RomaLa sforbiciata è nascosta al comma terdecies (cioè tredicesimo) dell’articolo 12 del maxi-emendamento alla manovra economica, presentato alla commissione Bilancio del Senato dal relatore Antonio Azzollini. Nascosta sì, ma assai pesante per i bilanci dei patronati che, per il 2011, dovranno fare a meno di ben 87 milioni di euro, su un totale di circa 250 milioni di contributo pubblico.
Una brutta botta per la ventina di patronati, che fanno capo ai sindacati ma anche alle organizzazioni del commercio e dell’artigianato, e che pervadono il Paese con circa 10mila sportelli. La legge 152 del 2001 assegna ai patronati una quota complessiva di tutti i contributi sociali versati da datori di lavoro e lavoratori italiani: per la precisione lo 0,226%. L’emendamento alla manovra economica presentato da Azzollini riduce drasticamente quella percentuale, che scende allo 0,178%. Sempre per il 2011 sono ridotti del 22% gli stanziamenti nel bilancio del ministero del Lavoro a favore dei patronati. Complessivamente, il taglio è quantificato, appunto, in 87 milioni di euro.

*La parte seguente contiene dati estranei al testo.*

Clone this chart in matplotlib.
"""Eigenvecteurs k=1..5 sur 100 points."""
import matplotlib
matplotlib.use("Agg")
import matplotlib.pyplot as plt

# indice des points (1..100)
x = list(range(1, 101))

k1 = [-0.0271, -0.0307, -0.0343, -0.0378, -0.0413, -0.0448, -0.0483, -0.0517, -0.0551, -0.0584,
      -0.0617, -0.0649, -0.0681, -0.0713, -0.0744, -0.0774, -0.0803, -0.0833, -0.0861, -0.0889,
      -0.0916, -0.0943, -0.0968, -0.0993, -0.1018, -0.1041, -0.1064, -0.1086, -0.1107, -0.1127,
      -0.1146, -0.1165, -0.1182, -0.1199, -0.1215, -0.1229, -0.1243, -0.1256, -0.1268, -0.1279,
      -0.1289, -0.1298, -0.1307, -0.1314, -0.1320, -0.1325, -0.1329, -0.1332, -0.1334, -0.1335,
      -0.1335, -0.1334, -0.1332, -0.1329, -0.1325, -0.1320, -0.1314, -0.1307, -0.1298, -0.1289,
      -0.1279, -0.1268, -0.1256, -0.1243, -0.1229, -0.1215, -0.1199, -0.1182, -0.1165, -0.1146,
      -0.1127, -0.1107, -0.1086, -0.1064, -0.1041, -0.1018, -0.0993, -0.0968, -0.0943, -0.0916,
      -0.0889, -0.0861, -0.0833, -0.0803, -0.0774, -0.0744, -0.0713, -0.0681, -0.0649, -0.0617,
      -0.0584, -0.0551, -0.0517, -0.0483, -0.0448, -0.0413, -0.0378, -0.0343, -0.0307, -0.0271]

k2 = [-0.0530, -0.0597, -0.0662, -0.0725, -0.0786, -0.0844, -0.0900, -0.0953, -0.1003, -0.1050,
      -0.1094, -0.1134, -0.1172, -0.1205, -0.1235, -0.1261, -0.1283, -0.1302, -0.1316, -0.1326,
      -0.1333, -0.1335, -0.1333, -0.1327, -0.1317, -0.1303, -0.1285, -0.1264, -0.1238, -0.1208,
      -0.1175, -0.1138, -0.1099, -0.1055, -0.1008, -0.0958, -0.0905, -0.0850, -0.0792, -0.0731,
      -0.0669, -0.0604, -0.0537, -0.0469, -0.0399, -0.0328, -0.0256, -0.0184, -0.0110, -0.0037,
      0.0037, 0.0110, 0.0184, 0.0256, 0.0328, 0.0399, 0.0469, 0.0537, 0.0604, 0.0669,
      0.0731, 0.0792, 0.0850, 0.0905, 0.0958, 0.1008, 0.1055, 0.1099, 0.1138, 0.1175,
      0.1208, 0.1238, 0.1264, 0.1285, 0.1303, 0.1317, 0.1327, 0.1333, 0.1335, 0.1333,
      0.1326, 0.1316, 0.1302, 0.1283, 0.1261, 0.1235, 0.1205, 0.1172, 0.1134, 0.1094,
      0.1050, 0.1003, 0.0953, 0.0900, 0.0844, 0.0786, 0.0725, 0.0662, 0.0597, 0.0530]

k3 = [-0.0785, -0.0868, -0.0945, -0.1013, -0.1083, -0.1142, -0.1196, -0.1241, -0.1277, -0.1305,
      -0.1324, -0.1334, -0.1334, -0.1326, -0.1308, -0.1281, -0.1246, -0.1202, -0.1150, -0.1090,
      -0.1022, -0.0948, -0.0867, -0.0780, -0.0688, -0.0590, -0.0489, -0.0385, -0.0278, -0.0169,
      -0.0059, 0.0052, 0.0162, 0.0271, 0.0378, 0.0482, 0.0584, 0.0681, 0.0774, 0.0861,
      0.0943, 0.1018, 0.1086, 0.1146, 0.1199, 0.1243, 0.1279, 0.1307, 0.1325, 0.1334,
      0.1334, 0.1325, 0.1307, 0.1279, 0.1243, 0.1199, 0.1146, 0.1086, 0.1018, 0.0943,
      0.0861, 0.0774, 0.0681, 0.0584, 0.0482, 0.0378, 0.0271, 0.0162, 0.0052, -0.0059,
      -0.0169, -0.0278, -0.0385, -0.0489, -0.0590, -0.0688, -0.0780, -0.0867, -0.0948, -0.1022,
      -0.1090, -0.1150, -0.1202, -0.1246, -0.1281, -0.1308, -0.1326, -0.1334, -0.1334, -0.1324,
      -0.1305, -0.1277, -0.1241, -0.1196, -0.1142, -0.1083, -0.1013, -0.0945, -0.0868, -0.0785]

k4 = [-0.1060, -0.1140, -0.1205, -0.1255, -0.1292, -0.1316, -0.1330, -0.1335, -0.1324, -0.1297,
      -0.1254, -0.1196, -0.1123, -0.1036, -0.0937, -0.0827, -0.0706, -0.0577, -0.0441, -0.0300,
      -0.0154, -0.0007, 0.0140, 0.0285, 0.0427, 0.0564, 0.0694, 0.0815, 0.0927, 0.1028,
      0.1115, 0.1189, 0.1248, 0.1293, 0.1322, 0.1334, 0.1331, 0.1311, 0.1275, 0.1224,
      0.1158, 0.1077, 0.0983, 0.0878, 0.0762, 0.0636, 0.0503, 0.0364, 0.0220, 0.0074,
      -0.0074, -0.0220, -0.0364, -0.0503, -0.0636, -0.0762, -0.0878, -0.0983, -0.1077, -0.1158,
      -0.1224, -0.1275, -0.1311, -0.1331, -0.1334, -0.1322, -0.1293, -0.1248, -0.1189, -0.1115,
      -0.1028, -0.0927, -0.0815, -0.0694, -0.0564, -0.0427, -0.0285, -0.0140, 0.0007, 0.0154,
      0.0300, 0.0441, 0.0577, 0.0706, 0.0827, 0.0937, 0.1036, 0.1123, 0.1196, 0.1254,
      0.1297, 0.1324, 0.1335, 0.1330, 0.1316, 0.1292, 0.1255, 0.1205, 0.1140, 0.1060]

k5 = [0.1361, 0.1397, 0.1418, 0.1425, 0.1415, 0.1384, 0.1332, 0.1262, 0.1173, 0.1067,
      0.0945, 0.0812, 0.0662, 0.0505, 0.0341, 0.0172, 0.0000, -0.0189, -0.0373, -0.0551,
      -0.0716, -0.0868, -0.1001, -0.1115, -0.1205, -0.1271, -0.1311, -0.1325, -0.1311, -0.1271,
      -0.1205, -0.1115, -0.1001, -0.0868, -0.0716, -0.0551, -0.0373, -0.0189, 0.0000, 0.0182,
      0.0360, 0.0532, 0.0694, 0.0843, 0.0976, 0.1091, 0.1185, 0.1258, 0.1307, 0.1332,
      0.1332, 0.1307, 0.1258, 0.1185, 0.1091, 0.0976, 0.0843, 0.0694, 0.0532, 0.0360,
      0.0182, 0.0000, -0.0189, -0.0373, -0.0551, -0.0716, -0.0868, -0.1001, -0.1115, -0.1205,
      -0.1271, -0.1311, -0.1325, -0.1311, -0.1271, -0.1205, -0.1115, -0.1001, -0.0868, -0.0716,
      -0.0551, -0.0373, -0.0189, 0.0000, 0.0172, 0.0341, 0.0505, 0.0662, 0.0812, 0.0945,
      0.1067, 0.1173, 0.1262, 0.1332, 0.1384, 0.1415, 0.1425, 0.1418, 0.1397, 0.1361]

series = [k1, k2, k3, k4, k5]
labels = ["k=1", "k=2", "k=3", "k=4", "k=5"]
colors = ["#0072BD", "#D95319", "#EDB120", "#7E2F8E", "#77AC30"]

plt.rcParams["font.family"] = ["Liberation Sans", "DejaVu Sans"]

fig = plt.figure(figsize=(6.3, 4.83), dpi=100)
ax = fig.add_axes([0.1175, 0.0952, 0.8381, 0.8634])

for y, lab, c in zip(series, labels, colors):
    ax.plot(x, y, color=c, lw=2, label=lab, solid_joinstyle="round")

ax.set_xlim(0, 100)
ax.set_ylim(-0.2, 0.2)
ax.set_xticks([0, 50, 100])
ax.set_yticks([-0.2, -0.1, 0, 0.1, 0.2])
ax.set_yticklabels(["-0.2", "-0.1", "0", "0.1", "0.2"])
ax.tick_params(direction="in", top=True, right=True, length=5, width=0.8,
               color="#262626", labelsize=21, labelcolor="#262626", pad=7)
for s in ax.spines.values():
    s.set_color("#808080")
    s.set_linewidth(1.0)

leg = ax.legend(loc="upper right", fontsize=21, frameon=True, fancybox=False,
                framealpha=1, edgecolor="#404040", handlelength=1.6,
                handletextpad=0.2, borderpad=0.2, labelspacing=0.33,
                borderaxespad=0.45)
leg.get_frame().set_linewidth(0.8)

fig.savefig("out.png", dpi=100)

Immediate, sono giunte le proteste della Cgil, che è la prima organizzazione a godere dei contributi, seguita dalla Cisl e dalle Acli. «Ai patronati si tagliano 90 milioni mentre i tagli ai costi della politica sono di 72 milioni», attacca il sindacato guidato da Guglielmo Epifani. Ma in realtà non sembra esserci una volontà punitiva da parte di governo e Parlamento. Anzi, tutto deriva dal provvedimento dell’ex ministro del Lavoro Cesare Damiano (governo Prodi) che abolì il cosiddetto «scalone» pensionistico deciso dal precedente governo di centrodestra (lo «scalone Maroni»). Il protocollo sul welfare prevedeva infatti l’accorpamento e la razionalizzazione degli enti previdenziali per coprire in parte i costi della trasformazione dello «scalone» in «scalini». La razionalizzazione, ovviamente, non c’è stata. E così, come stabilito dalla legge, dal 1 gennaio 2011 avrebbero dovuto aumentare le aliquote contributive. Invece, le aliquote resteranno ferme, e i maggiori costi li copriranno i patronati, rinunciando a circa un terzo del contributo pubblico. Insomma, per il digiuno forzato i sindacati devono ringraziare Prodi e Damiano.

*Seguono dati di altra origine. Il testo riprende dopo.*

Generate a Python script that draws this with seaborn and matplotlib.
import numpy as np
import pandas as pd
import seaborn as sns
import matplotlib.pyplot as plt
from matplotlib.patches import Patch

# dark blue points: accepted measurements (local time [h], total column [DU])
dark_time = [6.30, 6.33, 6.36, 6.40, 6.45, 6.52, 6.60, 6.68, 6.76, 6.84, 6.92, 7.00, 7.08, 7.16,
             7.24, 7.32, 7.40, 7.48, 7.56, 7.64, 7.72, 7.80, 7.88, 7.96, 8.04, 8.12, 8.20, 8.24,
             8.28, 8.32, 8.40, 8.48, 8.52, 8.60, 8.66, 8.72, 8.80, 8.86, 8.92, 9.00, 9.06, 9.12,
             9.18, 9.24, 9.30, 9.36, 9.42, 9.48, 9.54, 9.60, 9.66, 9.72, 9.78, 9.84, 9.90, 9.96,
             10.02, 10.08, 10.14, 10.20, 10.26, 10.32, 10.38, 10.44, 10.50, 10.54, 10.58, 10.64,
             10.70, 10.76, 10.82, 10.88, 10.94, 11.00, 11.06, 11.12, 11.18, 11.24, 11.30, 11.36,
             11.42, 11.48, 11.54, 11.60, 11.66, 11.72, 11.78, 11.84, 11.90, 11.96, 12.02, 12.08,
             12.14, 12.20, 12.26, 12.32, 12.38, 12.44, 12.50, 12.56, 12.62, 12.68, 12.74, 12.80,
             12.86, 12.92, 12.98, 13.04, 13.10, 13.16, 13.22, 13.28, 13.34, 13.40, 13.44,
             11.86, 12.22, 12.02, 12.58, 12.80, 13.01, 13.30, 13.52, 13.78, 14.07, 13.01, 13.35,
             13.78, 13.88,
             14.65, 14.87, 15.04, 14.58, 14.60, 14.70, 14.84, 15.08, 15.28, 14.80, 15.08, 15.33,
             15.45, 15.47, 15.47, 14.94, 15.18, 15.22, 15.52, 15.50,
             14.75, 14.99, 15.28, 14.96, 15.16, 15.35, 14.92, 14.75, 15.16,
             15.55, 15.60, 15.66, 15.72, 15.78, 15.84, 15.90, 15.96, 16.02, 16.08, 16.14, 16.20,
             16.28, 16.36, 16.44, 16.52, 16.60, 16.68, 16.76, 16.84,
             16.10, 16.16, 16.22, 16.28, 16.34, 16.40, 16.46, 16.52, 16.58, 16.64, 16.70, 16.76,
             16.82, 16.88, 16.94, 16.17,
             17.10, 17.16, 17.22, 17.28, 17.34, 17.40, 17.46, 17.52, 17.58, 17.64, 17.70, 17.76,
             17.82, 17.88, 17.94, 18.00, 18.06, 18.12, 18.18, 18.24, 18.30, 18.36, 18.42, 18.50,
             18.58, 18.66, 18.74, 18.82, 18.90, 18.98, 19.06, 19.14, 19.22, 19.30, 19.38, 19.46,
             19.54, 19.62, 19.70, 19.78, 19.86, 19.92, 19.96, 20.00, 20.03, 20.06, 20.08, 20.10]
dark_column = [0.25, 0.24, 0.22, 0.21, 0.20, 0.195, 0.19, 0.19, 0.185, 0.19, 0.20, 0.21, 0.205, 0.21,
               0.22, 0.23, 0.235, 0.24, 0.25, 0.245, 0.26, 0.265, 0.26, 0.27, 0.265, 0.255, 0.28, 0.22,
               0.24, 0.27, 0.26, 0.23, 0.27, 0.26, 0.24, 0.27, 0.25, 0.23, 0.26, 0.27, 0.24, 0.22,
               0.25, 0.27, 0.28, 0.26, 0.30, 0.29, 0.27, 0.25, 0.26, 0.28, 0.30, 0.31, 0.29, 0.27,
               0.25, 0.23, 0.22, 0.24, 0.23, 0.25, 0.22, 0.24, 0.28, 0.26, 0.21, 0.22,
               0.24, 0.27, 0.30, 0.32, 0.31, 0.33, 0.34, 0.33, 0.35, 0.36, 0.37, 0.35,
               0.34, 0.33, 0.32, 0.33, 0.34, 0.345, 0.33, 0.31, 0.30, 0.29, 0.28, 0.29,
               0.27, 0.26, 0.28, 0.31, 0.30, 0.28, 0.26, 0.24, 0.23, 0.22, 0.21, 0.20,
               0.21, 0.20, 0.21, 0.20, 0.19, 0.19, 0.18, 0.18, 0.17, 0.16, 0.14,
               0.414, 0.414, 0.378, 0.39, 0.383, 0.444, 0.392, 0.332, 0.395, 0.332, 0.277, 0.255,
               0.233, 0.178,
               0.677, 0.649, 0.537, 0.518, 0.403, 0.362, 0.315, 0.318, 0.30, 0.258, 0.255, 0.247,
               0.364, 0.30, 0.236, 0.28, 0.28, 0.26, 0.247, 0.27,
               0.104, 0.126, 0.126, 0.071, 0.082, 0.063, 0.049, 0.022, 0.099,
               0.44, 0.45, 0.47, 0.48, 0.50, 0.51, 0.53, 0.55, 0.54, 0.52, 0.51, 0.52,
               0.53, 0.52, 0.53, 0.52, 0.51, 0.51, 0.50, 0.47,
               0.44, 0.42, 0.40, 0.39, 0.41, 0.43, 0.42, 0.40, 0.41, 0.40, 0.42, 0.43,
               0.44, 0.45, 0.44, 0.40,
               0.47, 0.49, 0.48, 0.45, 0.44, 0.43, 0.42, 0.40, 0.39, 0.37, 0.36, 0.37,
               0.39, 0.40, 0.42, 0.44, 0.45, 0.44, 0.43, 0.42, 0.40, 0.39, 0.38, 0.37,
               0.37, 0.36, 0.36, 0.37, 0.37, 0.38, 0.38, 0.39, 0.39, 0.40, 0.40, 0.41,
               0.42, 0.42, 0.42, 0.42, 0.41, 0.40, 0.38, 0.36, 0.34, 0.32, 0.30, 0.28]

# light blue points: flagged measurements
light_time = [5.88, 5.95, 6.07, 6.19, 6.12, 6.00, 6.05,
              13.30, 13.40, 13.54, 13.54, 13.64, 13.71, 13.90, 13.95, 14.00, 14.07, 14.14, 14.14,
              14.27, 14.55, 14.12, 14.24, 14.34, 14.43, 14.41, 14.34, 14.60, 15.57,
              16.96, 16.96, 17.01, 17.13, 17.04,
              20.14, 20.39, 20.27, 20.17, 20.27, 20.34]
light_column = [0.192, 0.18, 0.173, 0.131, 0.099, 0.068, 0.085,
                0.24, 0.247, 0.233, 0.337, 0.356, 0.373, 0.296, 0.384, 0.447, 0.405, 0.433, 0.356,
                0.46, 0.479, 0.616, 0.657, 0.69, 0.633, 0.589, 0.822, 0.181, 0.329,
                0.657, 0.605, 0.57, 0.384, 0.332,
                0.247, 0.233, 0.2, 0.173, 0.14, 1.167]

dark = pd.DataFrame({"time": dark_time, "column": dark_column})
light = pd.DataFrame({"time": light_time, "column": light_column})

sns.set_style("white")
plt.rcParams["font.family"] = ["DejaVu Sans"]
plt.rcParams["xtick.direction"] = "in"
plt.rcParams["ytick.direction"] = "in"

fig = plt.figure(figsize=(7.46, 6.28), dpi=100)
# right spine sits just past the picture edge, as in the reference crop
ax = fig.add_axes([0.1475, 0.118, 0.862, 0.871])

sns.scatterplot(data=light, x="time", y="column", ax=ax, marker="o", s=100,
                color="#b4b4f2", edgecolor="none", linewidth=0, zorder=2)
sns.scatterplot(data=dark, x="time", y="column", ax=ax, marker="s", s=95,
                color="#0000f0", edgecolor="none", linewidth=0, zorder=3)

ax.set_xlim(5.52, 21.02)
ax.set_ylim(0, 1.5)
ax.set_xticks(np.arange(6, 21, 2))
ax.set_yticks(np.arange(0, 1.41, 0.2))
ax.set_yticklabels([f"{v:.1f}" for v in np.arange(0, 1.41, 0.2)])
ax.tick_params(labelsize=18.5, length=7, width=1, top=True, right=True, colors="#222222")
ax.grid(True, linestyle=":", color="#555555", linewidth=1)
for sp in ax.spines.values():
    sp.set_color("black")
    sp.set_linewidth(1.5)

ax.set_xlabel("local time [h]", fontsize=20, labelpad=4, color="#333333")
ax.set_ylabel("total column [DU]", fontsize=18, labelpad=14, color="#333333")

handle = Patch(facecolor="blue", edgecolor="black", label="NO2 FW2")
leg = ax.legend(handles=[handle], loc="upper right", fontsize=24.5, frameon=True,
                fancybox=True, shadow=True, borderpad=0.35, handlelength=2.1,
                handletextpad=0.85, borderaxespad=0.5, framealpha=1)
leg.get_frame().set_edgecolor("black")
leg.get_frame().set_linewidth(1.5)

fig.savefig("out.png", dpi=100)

Sui patronati la polemica è infinita.

Servono davvero? Sono utili ai cittadini, o rappresentano semplicemente una fonte di finanziamento per le macchine organizzative sindacali? I patronati, il cui compito è di evadere semplici pratiche pensionistiche e fiscali, non solo ricevono il contributo pubblico sulla base del numero di operazioni fatte; gli stessi utenti pagano una cifra di qualche decina di euro, solitamente, per pratica; e l’Inps versa 15 euro per ogni dichiarazione dei redditi dei pensionati. Fatti i conti, anche se un po’ alla buona vista la scarsa trasparenza dei patronati, si arriva a un qualcosa come 400 milioni di euro incassati all’anno.